Five African countries have led with the highest number of universities in the latest ranking of the world’s top 1000.
According to data compiled by the Center for World University Rankings (CWUR), 2022-23 Edition, only five African countries have universities among the top 1000 in the world. While this number may seem small in comparison to other regions, it’s a notable improvement from the past. Moreover, it’s exciting to note that some African countries have significantly contributed to this growth.
African countries are gradually making progress in the global education arena. This achievement is significant because it points towards the potential of African education and its increasing impact on the global stage.
A closer look
Egypt, in a recent analysis shared by World of Statistics, leads among the African countries that made it to the list with thirteen (13) of its universities featuring in the world’s top 1000. The American University in Cairo, Cairo University and Alexandria University are some of the universities that contributed to Egypt’s success in the global education arena.

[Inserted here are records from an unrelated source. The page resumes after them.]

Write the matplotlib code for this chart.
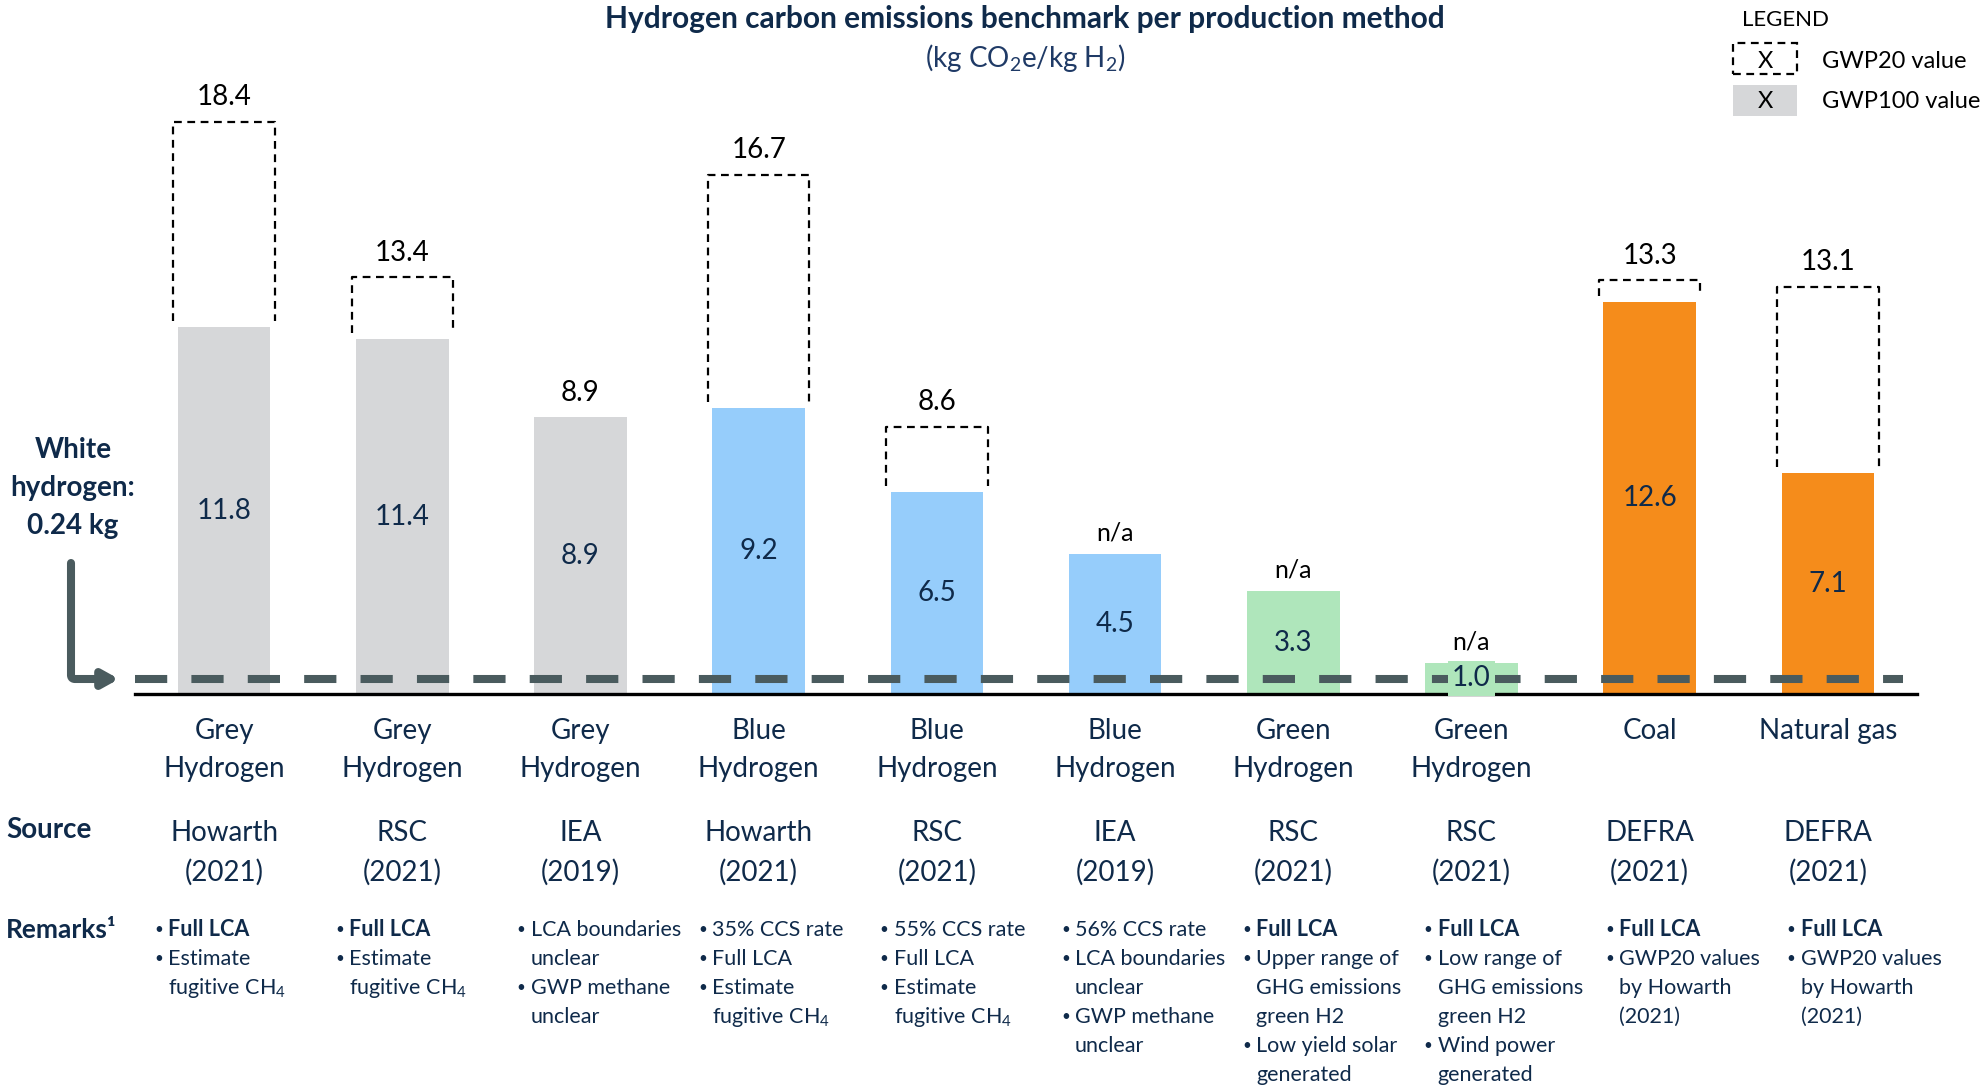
import matplotlib
matplotlib.use("Agg")
import matplotlib.pyplot as plt
from matplotlib.patches import Rectangle
from matplotlib.transforms import blended_transform_factory

plt.rcParams['font.family'] = ['Lato', 'DejaVu Sans']
plt.rcParams['mathtext.default'] = 'regular'

# ---- data ----
categories = ["Grey\nHydrogen", "Grey\nHydrogen", "Grey\nHydrogen", "Blue\nHydrogen", "Blue\nHydrogen",
              "Blue\nHydrogen", "Green\nHydrogen", "Green\nHydrogen", "Coal", "Natural gas"]
sources = ["Howarth\n(2021)", "RSC\n(2021)", "IEA\n(2019)", "Howarth\n(2021)", "RSC\n(2021)",
           "IEA\n(2019)", "RSC\n(2021)", "RSC\n(2021)", "DEFRA\n(2021)", "DEFRA\n(2021)"]
gwp100 = [11.8, 11.4, 8.9, 9.2, 6.5, 4.5, 3.3, 1.0, 12.6, 7.1]
gwp20 = [18.4, 13.4, 8.9, 16.7, 8.6, None, None, None, 13.3, 13.1]
bar_colors = ["#d6d7d9", "#d6d7d9", "#d6d7d9", "#96cdfb", "#96cdfb", "#96cdfb",
              "#afe6bb", "#afe6bb", "#f58c1b", "#f58c1b"]
white_h2_label = "White\nhydrogen:\n0.24 kg"

# (text, bold) per bullet
remarks = [
    [("Full LCA", True), ("Estimate\nfugitive CH$_4$", False)],
    [("Full LCA", True), ("Estimate\nfugitive CH$_4$", False)],
    [("LCA boundaries\nunclear", False), ("GWP methane\nunclear", False)],
    [("35% CCS rate", False), ("Full LCA", False), ("Estimate\nfugitive CH$_4$", False)],
    [("55% CCS rate", False), ("Full LCA", False), ("Estimate\nfugitive CH$_4$", False)],
    [("56% CCS rate", False), ("LCA boundaries\nunclear", False), ("GWP methane\nunclear", False)],
    [("Full LCA", True), ("Upper range of\nGHG emissions\ngreen H2", False), ("Low yield solar\ngenerated", False)],
    [("Full LCA", True), ("Low range of\nGHG emissions\ngreen H2", False), ("Wind power\ngenerated", False)],
    [("Full LCA", True), ("GWP20 values\nby Howarth\n(2021)", False)],
    [("Full LCA", True), ("GWP20 values\nby Howarth\n(2021)", False)],
]

NAVY = "#0f2a4a"
LINE_GREY = "#4a5b5e"
W, H = 1983, 1091


def fx(px):
    return px / W


def fy(top_px):
    return 1 - top_px / H


fig = plt.figure(figsize=(W / 100, H / 100), dpi=100)
ax = fig.add_axes([fx(135), fy(694), fx(1782), 622 / H])
ax.set_xlim(-0.5, 9.5)
ax.set_ylim(0, 20)
ax.axis('off')

xs = list(range(len(gwp100)))
bw = 0.52
bx = 0.57
ax.bar(xs, gwp100, width=bw, color=bar_colors, zorder=2)

# open dashed boxes for the GWP20 values
for x, lo, hi in zip(xs, gwp100, gwp20):
    if hi is not None and hi > lo:
        ax.plot([x - bx / 2, x - bx / 2, x + bx / 2, x + bx / 2], [lo + 0.2, hi, hi, lo + 0.2],
                color='black', lw=1.6, ls=(0, (3.5, 2.5)), zorder=2)

# labels above and inside bars
for x, lo, hi in zip(xs, gwp100, gwp20):
    top = lo if hi is None else max(lo, hi)
    txt = "n/a" if hi is None else f"{hi:.1f}"
    fs = 18 if hi is None else 20
    off = 10 if hi is None else 12
    ax.annotate(txt, (x, top), xytext=(0, off), textcoords='offset points', ha='center',
                va='baseline', fontsize=fs, color='black', zorder=5)
    kw = {}
    if lo < 2:
        kw['bbox'] = dict(facecolor=bar_colors[x], edgecolor='none', pad=3)
    ax.text(x, lo / 2, f"{lo:.1f}", ha='center', va='center', fontsize=20, color=NAVY, zorder=6, **kw)

# baseline and white hydrogen reference line
ax.plot([-0.5, 9.5], [0, 0], color='black', lw=2.4, zorder=3, clip_on=False)
ax.plot([-0.5, 9.42], [0.48, 0.48], color=LINE_GREY, lw=5.8, ls=(0, (4, 3)),
        solid_capstyle='butt', dash_capstyle='butt', zorder=4, clip_on=False)

# elbow arrow from the white hydrogen note
ax.annotate('', xy=(119, H - 679), xytext=(71, H - 563), xycoords='figure pixels',
            textcoords='figure pixels',
            arrowprops=dict(arrowstyle='-|>,head_length=0.9,head_width=0.5', color=LINE_GREY, lw=5.8,
                            connectionstyle='angle,angleA=-90,angleB=180,rad=4', shrinkA=0, shrinkB=0))
for i, line in enumerate(white_h2_label.split("\n")):
    fig.text(fx(73), fy(450 + 38 * i), line, ha='center', va='center', fontsize=20,
             fontweight='bold', color=NAVY)

# category / source rows
tr = blended_transform_factory(ax.transData, fig.transFigure)
for x, cat, src in zip(xs, categories, sources):
    for j, line in enumerate(cat.split("\n")):
        ax.text(x, fy(731 + 38 * j), line, transform=tr, ha='center', va='center', fontsize=20, color=NAVY)
    for j, line in enumerate(src.split("\n")):
        ax.text(x, fy(833 + 39 * j), line, transform=tr, ha='center', va='center', fontsize=20, color=NAVY)

fig.text(fx(6), fy(830), "Source", ha='left', va='center', fontsize=20, fontweight='bold', color=NAVY)
fig.text(fx(6), fy(930), "Remarks\u00b9", ha='left', va='center', fontsize=19, fontweight='bold', color=NAVY)

# remarks bullets
for i, col in enumerate(remarks):
    x0 = 154 + 181.4 * i
    row = 0
    for text, bold in col:
        fig.text(fx(x0), fy(930 + 29 * row), "\u2022", ha='left', va='center', fontsize=11, color=NAVY)
        for line in text.split("\n"):
            fig.text(fx(x0 + 14), fy(930 + 29 * row), line, ha='left', va='center', fontsize=15.5,
                     fontweight='bold' if bold else 'normal', color=NAVY)
            row += 1

# title
fig.text(fx(1025), fy(19), "Hydrogen carbon emissions benchmark per production method", ha='center',
         va='center', fontsize=21.5, fontweight='bold', color=NAVY)
fig.text(fx(1025), fy(58), "(kg CO$_2$e/kg H$_2$)", ha='center', va='center', fontsize=20, color="#1f3a66")

# legend
fig.text(fx(1786), fy(20), "LEGEND", ha='center', va='center', fontsize=16, color='black')
fig.add_artist(Rectangle((fx(1733), fy(74)), fx(64), 31 / H, transform=fig.transFigure, fill=False,
                         edgecolor='black', lw=1.6, ls=(0, (3.5, 2.5))))
fig.add_artist(Rectangle((fx(1733), fy(116)), fx(64), 31 / H, transform=fig.transFigure,
                         facecolor=bar_colors[0], edgecolor='none'))
fig.text(fx(1765), fy(61), "X", ha='center', va='center', fontsize=17, color='black')
fig.text(fx(1765), fy(101), "X", ha='center', va='center', fontsize=17, color='black')
fig.text(fx(1822), fy(61), "GWP20 value", ha='left', va='center', fontsize=17, color='black')
fig.text(fx(1822), fy(101), "GWP100 value", ha='left', va='center', fontsize=17, color='black')

fig.savefig("out.png", dpi=100)
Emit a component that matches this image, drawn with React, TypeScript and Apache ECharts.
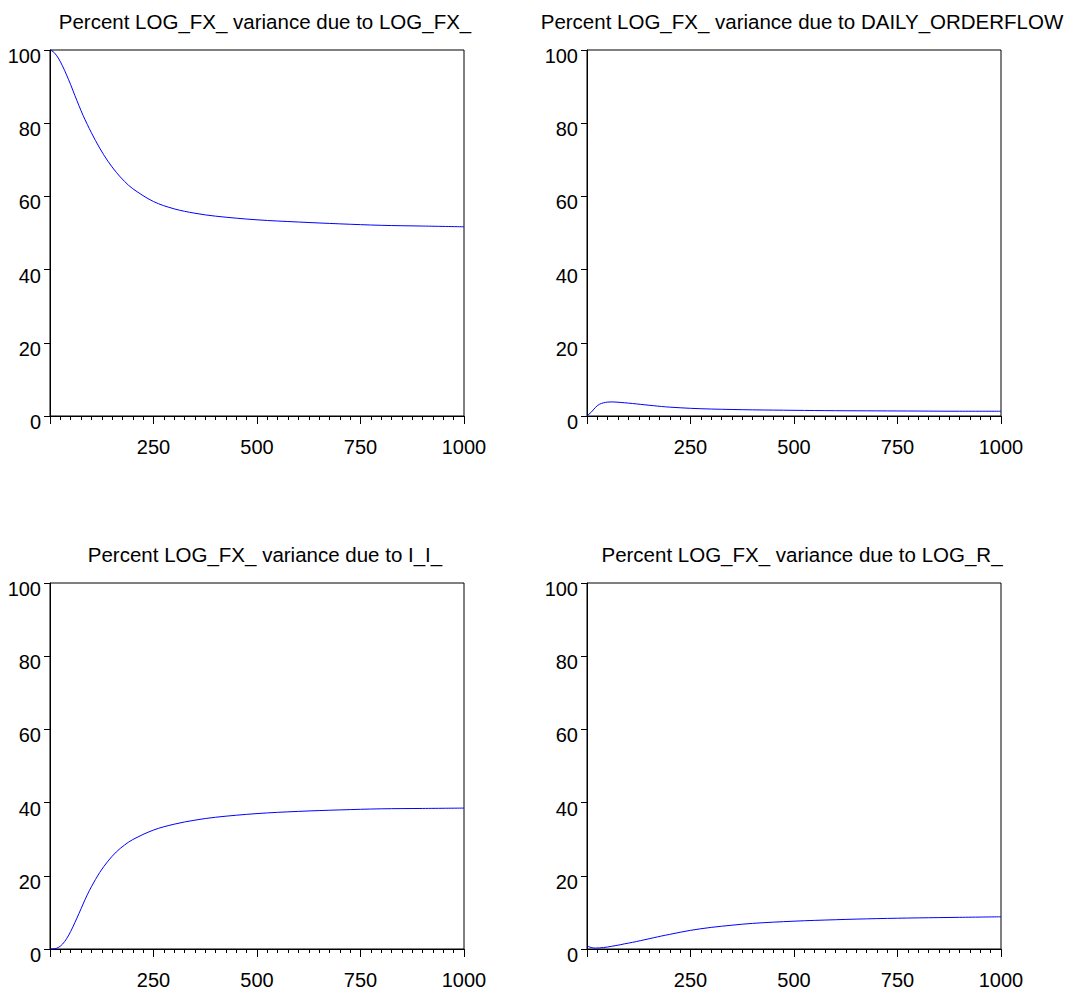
import React, { useEffect, useRef } from "react";
import * as echarts from "echarts";

const horizon = [1, 10, 20, 30, 40, 50, 60, 70, 80, 90, 100, 120, 140, 160, 180, 200, 250, 300, 350, 400, 500, 600, 700, 800, 900, 1000];

const dueToLogFx = [100, 99.3, 97.8, 95.7, 93.2, 90.5, 87.6, 84.8, 82.1, 79.7, 77.4, 73.2, 69.6, 66.6, 64.1, 62.1, 58.6, 56.6, 55.4, 54.6, 53.6, 53.0, 52.5, 52.1, 51.9, 51.7];
const dueToOrderflow = [0.2, 1.0, 2.3, 3.2, 3.6, 3.8, 3.85, 3.8, 3.72, 3.62, 3.52, 3.3, 3.05, 2.82, 2.6, 2.42, 2.1, 1.9, 1.78, 1.68, 1.55, 1.45, 1.4, 1.35, 1.3, 1.3];
const dueToII = [0, 0.05, 0.4, 1.3, 2.8, 4.8, 7.2, 9.7, 12.3, 14.8, 17.0, 20.9, 24.0, 26.5, 28.4, 29.9, 32.5, 34.1, 35.2, 36.0, 37.0, 37.6, 38.0, 38.3, 38.4, 38.5];
const dueToLogR = [0.8, 0.4, 0.25, 0.3, 0.4, 0.55, 0.75, 0.95, 1.15, 1.4, 1.6, 2.05, 2.55, 3.05, 3.55, 4.0, 5.1, 5.9, 6.5, 7.0, 7.6, 8.0, 8.3, 8.5, 8.65, 8.8];

const titles = [
  "Percent LOG_FX_ variance due to LOG_FX_",
  "Percent LOG_FX_ variance due to DAILY_ORDERFLOW",
  "Percent LOG_FX_ variance due to I_I_",
  "Percent LOG_FX_ variance due to LOG_R_",
];
const seriesValues = [dueToLogFx, dueToOrderflow, dueToII, dueToLogR];

const FONT = "'Liberation Sans', Arial, sans-serif";

export default function App() {
  const ref = useRef<HTMLDivElement>(null);
  useEffect(() => {
    if (!ref.current) return;
    const chart = echarts.init(ref.current, null, { renderer: "svg" });
    const grids = [
      { left: 50, top: 50 },
      { left: 587, top: 50 },
      { left: 50, top: 583 },
      { left: 587, top: 583 },
    ];
    const W = 414;
    const H = 366;
    const option: any = {
      animation: false,
      backgroundColor: "#ffffff",
      title: titles.map((t, i) => ({
        text: t,
        left: grids[i].left + W / 2 + 3,
        top: grids[i].top - 44,
        textAlign: "center",
        textStyle: { fontFamily: FONT, fontSize: 20.5, fontWeight: "normal", color: "#000" },
      })),
      grid: grids.map((g) => ({
        left: g.left,
        top: g.top,
        width: W,
        height: H,
        show: true,
        borderColor: "#000",
        borderWidth: 1,
        backgroundColor: "transparent",
      })),
      xAxis: grids.map((_, i) => ({
        type: "value",
        gridIndex: i,
        min: 0,
        max: 1000,
        interval: 250,
        axisLine: { show: true, onZero: false, lineStyle: { color: "#000", width: 1 } },
        axisTick: { show: true, inside: false, length: 8, lineStyle: { color: "#000" } },
        minorTick: { show: true, splitNumber: 10, length: 4, lineStyle: { color: "#000" } },
        splitLine: { show: false },
        axisLabel: {
          show: true,
          margin: 21,
          fontFamily: FONT,
          fontSize: 20,
          color: "#000",
          formatter: (v: number) => (v === 0 ? "" : String(v)),
        },
      })),
      yAxis: grids.map((_, i) => ({
        type: "value",
        gridIndex: i,
        min: 0,
        max: 100,
        interval: 20,
        axisLine: { show: true, lineStyle: { color: "#000", width: 1 } },
        axisTick: { show: true, inside: false, length: 6, lineStyle: { color: "#000" } },
        splitLine: { show: false },
        axisLabel: {
          show: true,
          margin: 9,
          fontFamily: FONT,
          fontSize: 20,
          color: "#000",
          verticalAlign: "top",
          lineHeight: 12,
        },
      })),
      series: seriesValues.map((vals, i) => ({
        type: "line",
        xAxisIndex: i,
        yAxisIndex: i,
        data: horizon.map((h, k) => [h, vals[k]]),
        showSymbol: false,
        symbol: "none",
        smooth: 0.35,
        lineStyle: { color: "#0000ff", width: 1 },
        clip: true,
      })),
    };
    chart.setOption(option);
    return () => chart.dispose();
  }, []);
  return (
    <div
      ref={ref}
      style={{ position: "absolute", left: 0, top: 0, width: 1068, height: 995, background: "#fff" }}
    />
  );
}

South Africa comes in second place with nine (9) universities in the ranking of the world’s top 1000. South Africa’s achievement is worth noting, considering that it’s the only African country that made it to the top 500, with four of its universities sitting comfortably on the list. The University of Cape Town, University of Witwatersrand, and Stellenbosch University are some of the top-performing universities in South Africa. Their achievements in research, quality of education, and international collaborations have contributed significantly to their global ranking.
Ghana has four universities in the ranking with its top performing universities being University of Ghana and Kwame Nkrumah University of Science and Technology.
Morocco and Tunisia each have one university featured in the world’s top 1000, namely, Mohammed V University and Tunis El Manar University respectively.
The path to global education success and competitiveness has not been easy for many African universities. They face various challenges, including inadequate funding, limited access to resources and political instability, among others. Despite these obstacles, some African universities have continued to thrive, showcasing the resilience and potential of African education.
The achievements of these universities highlight the need for governments and stakeholders to invest more in education. Education is critical to a country’s growth and development and could play a significant role in driving Africa’s economic and social transformation.
The increasing number of African universities in the world’s top 1000 ranking is an exciting development that offers hope for the future of education in Africa. While there’s still a long way to go, the progress made so far demonstrates the potential of African education and its impact on the global stage.